I’ve talked to others new to this industry who seemed to know so little about what they were doing that I have gently suggested they spend a few of the hundreds of thousands of dollars they were prepared to lay out on the advice of some competent counsel.

Vast majority of responsible players

But these experiences represent the small minority of conversations I’ve had.  In the main, the people in the dietary supplement industry are committed to putting out quality products that support consumers’ health. And they’ve been spectacularly successful in bringing  a plethora of new products to market.  At the time DSHEA was passed in 1994 there were a few thousand dietary supplement products on the market. Today, that market includes more than 80,000 products and is worth as much as $43 billion. 

And the science behind the ingredients is ramping up in similarly spectacular fashion. Choose just about any dietary supplement ingredient of note and the number of studies associated with them has exploded in the past 25 years.  The PubMed database listed 19 studies with the search term ‘turmeric’ in 1994.  For 2019 that figure is 527.  Type in ‘curcumin’ and the numbers are 33 and 1,761, respectively.  Same for probiotics.  There are 13 such studies listed on PubMed for 1994, and 3,345 in 2019. Vitamin D’s numbers: 1,102 studies in 1994 and a high of 5,143 in 2017. The list goes on.

Big changes in the offing

The coming year will see some milestone changes.  A new regulatory paradigm, often dubbed ‘DSHEA 2.0’ is likely in the offing. There might finally be some clarity on the draft guidance on New Dietary Ingredients. 

 And the CBD logjam will burst one way or the other.  Either FDA will say that it’s safety concerns have not been allayed and the industry needs to go back to square one, a middle ground will be found with the agency issuing the called for interim rule allowing CBD as a dietary ingredient, or lawmakers will solve the issue via statute.

It’s unclear how these issues will play out.  What is clear, though, is that the industry will have an opportunity to make itself over as a better version of itself. It’s a chance that has really not presented itself since the industry’s inception in 1994. 
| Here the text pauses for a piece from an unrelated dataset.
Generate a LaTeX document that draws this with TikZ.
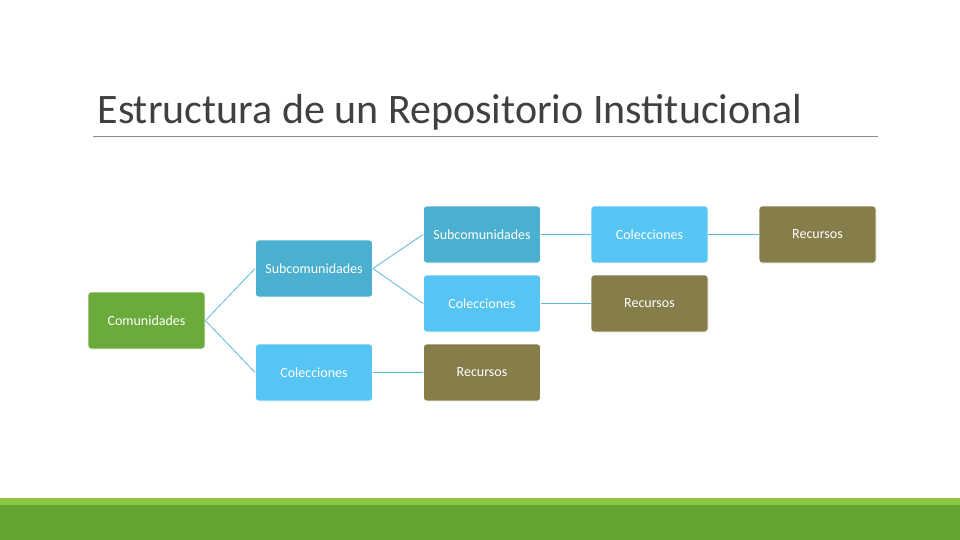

I’ve felt privileged to be along for the ride.  And we here at NutraIngredients-USA are pulling for the most responsible players in the industry to win out in these critical decisions to be taken over the coming year.  Regardless of which political party prevails in the national election, reining in health care costs is sure to be high on the national agenda come 2021. A responsible dietary supplement industry with new regulatory clarifications in place could take a place at that table as one of the solutions to the looming healthcare crisis.